A significant body of research has shown that BIPOC students have improved academic and disciplinary outcomes when they have educators who look like them.
In 2019, local education advocates, including the Advancing Equity Coalition, began to organize around exemptions to seniority-based layoffs as one of many changes the district should undertake to create a more equitable workplace and learning environment for students and teachers of color. Many school board members who were elected in 2020, including Adriana Cerillo and Sharon El-Amin, were out-spoken about making exemptions to seniority a priority for the district.
During negotiations for the 2021-2023 contract, which began in February of 2021, both the educators’ union and the district’s negotiating team members stated that it was a priority to include language in the new contract that would protect teachers from underrepresented groups from seniority-based layoffs and excessing. An agreement wasn’t reached before the Spring 2022 budget tie-out when the district reported that 50 teachers of color were excessed. Excessing refers to reducing staff at a particular school because of a reduction in available positions.
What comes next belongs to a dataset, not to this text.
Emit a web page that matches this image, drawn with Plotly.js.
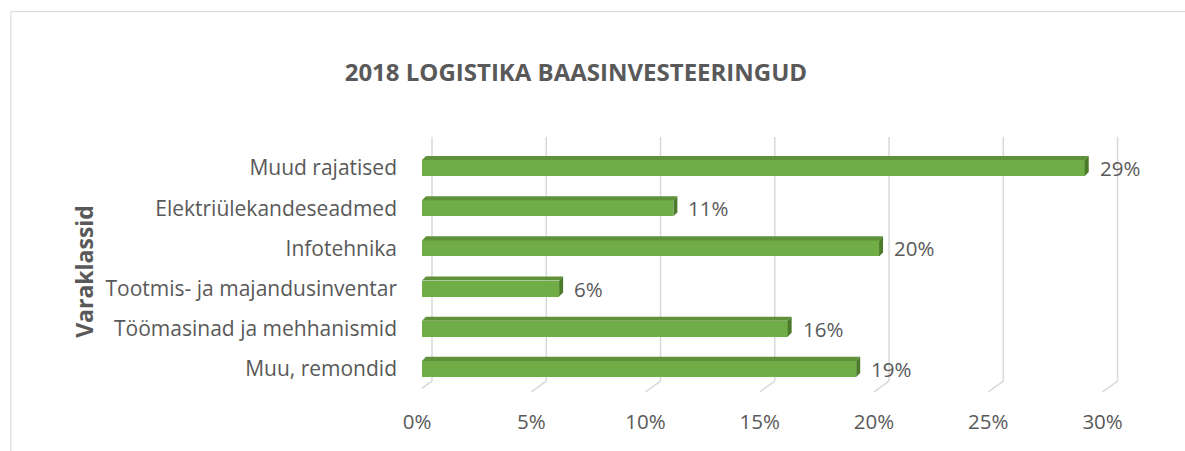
<!DOCTYPE html>
<html>
<head>
<meta charset="utf-8">
<script src="https://cdn.plot.ly/plotly-3.0.1.min.js"></script>
<style>
  html, body { margin: 0; padding: 0; background: #ffffff; }
  #chart { width: 1185px; height: 451px; }
</style>
</head>
<body>
<div id="chart"></div>
<script>
// ---- data ----
const categories = [
  "Muud rajatised",
  "Elektriülekandeseadmed",
  "Infotehnika",
  "Tootmis- ja majandusinventar",
  "Töömasinad ja mehhanismid",
  "Muu, remondid"
];
const shares = [0.29, 0.11, 0.20, 0.06, 0.16, 0.19];
const tickValues = [0, 0.05, 0.10, 0.15, 0.20, 0.25, 0.30];
const tickLabels = ["0%", "5%", "10%", "15%", "20%", "25%", "30%"];
const chartTitle = "2018 LOGISTIKA BAASINVESTEERINGUD";
const axisTitle = "Varaklassid";

// ---- style constants ----
const FONT = "'Open Sans', sans-serif";
const TEXT = "#595959";
const FRONT = "#70AD47";
const TOP = "#5E9139";
const SIDE = "#4A7A2A";
const GRID = "#D9D9D9";
const BAR_W = 0.4;      // bar thickness (category units)
const DEPTH_X = 0.00175; // 3D depth in x (value units)
const DEPTH_Y = 0.1;     // 3D depth in y (category units)

const pos = categories.map((c, i) => i);

const traces = [];
// front faces
traces.push({
  type: "bar",
  orientation: "h",
  x: shares,
  y: pos,
  width: BAR_W,
  marker: { color: FRONT, line: { width: 0 } },
  hoverinfo: "skip",
  showlegend: false
});
// top and side faces
shares.forEach((v, i) => {
  const yt = i - BAR_W / 2, yb = i + BAR_W / 2;
  traces.push({
    type: "scatter", mode: "lines", fill: "toself",
    x: [0, v, v + DEPTH_X, DEPTH_X, 0],
    y: [yt, yt, yt - DEPTH_Y, yt - DEPTH_Y, yt],
    fillcolor: TOP, line: { width: 0, color: TOP },
    hoverinfo: "skip", showlegend: false
  });
  traces.push({
    type: "scatter", mode: "lines", fill: "toself",
    x: [v, v + DEPTH_X, v + DEPTH_X, v, v],
    y: [yt, yt - DEPTH_Y, yb - DEPTH_Y, yb, yt],
    fillcolor: SIDE, line: { width: 0, color: SIDE },
    hoverinfo: "skip", showlegend: false
  });
});

// gridlines (3D wall style) built from tick values
const shapes = [];
const gTop = 1.046, gBottom = 0.033, gFoot = -0.012;
tickValues.forEach(v => {
  shapes.push({
    type: "line", layer: "below", xref: "x", yref: "paper",
    xsizemode: "pixel", xanchor: v, x0: 10, x1: 10,
    y0: gBottom, y1: gTop,
    line: { color: GRID, width: 1.5 }
  });
  shapes.push({
    type: "line", layer: "below", xref: "x", yref: "paper",
    xsizemode: "pixel", xanchor: v, x0: 10, x1: -5,
    y0: gBottom, y1: gFoot,
    line: { color: GRID, width: 1.5 }
  });
});
// chart border
shapes.push({
  type: "rect", layer: "below", xref: "paper", yref: "paper",
  x0: -0.59, x1: 1.2, y0: -0.4, y1: 1.566,
  line: { color: GRID, width: 1 }, fillcolor: "rgba(0,0,0,0)"
});

// data labels
const annotations = shares.map((v, i) => ({
  x: v, y: pos[i], xref: "x", yref: "y",
  text: Math.round(v * 100) + "%",
  showarrow: false, xanchor: "left", yanchor: "middle",
  xshift: 13,
  font: { family: FONT, size: 20.5, color: TEXT }
}));
annotations.push({
  text: "<b>" + axisTitle + "</b>",
  xref: "paper", yref: "paper",
  x: -0.485, y: 0.49, xanchor: "center", yanchor: "middle",
  textangle: -90, showarrow: false,
  font: { family: FONT, size: 23, color: TEXT }
});

const layout = {
  width: 1185, height: 451,
  margin: { l: 422, r: 65.5, t: 148, b: 62, pad: 0 },
  paper_bgcolor: "#ffffff",
  plot_bgcolor: "rgba(0,0,0,0)",
  title: {
    text: "<b>" + chartTitle + "</b>",
    xref: "paper", x: 0.2208, xanchor: "center",
    yref: "container", y: 0.838, yanchor: "middle",
    font: { family: FONT, size: 24, color: TEXT }
  },
  xaxis: {
    range: [0, 0.305],
    tickvals: tickValues,
    ticktext: tickLabels,
    showgrid: false, zeroline: false, showline: false,
    ticks: "",
    ticklabelshift: -5,
    ticklabelstandoff: 18,
    tickfont: { family: FONT, size: 20.5, color: TEXT },
    fixedrange: true
  },
  yaxis: {
    range: [5.5, -0.5],
    tickvals: pos,
    ticktext: categories,
    showgrid: false, zeroline: false, showline: false,
    ticks: "",
    ticklabelstandoff: 24,
    tickfont: { family: FONT, size: 21, color: TEXT },
    fixedrange: true
  },
  shapes: shapes,
  annotations: annotations,
  showlegend: false,
  bargap: 0
};

Plotly.newPlot("chart", traces, layout, { displayModeBar: false, staticPlot: true });
</script>
</body>
</html>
As reported by Southwest Voices in March, the Minneapolis Federation of Teachers negotiators removed its proposal for exemptions to seniority-based hiring decisions from the negotiations. A group of BIPOC union members, primarily at Henry High School, became aware of this, and began organizing within the union to move the exemptions language back into the union’s proposals. The Henry educators have alleged they faced harassment, name-calling, and intimidation as a result of their organizing efforts.
According to the transcript of a meeting on March 17 between Henry educators and union leadership, union president Greta Callahan responded to questions about the removal of the union’s proposals for exemption language, saying, “This is off the table right now.”
Ultimately, the union brought these seniority exemptions back to their proposals on March 21. After a three week long strike, district and union negotiators reached a tentative agreement at the end of March, which included the seniority exemptions in Article 15. MFT teacher chapter and ESP chapter members voted by a substantial majority to approve the tentative agreement and a return to work agreement.
Right-wing media outlets in Minnesota, and then nationally, began writing about the seniority-based exemptions in mid-August. While they have attempted to create controversy by claiming the exemptions are racially discriminatory, locally, the exemptions have not been viewed as controversial for these reasons.
Rather, locally, the controversy has been among the political left. After the state legislature removed last in, first out language in 2017 from its default policy on how school districts should handle layoffs, protecting last in, first out provisions became a priority for educator unions in Minnesota. Seniority-based layoffs are viewed by the unions as a way to protect more experienced teachers who are paid more when districts reduce staff for budgetary reasons. However, because of the historic discrimination against, and underrepresentation of educators of color and Indigenous educators, others on the political left have viewed last in, first out as an obstacle to diversification of the educator workforce in Minnesota, particularly in a district like Minneapolis Public Schools where the teacher workforce is significantly less diverse than the students served by the district.
Arguably, it was internal pressure on the Minneapolis Federation of Teachers from a group of predominantly BIPOC union members, public support built by BIPOC-led local education advocates, and the support of the predominantly BIPOC school board that pushed the union and the district to include contract language that will begin to address the historical discrimination and underrepresentation of educators of color and Indigenous educators in the city’s public schools.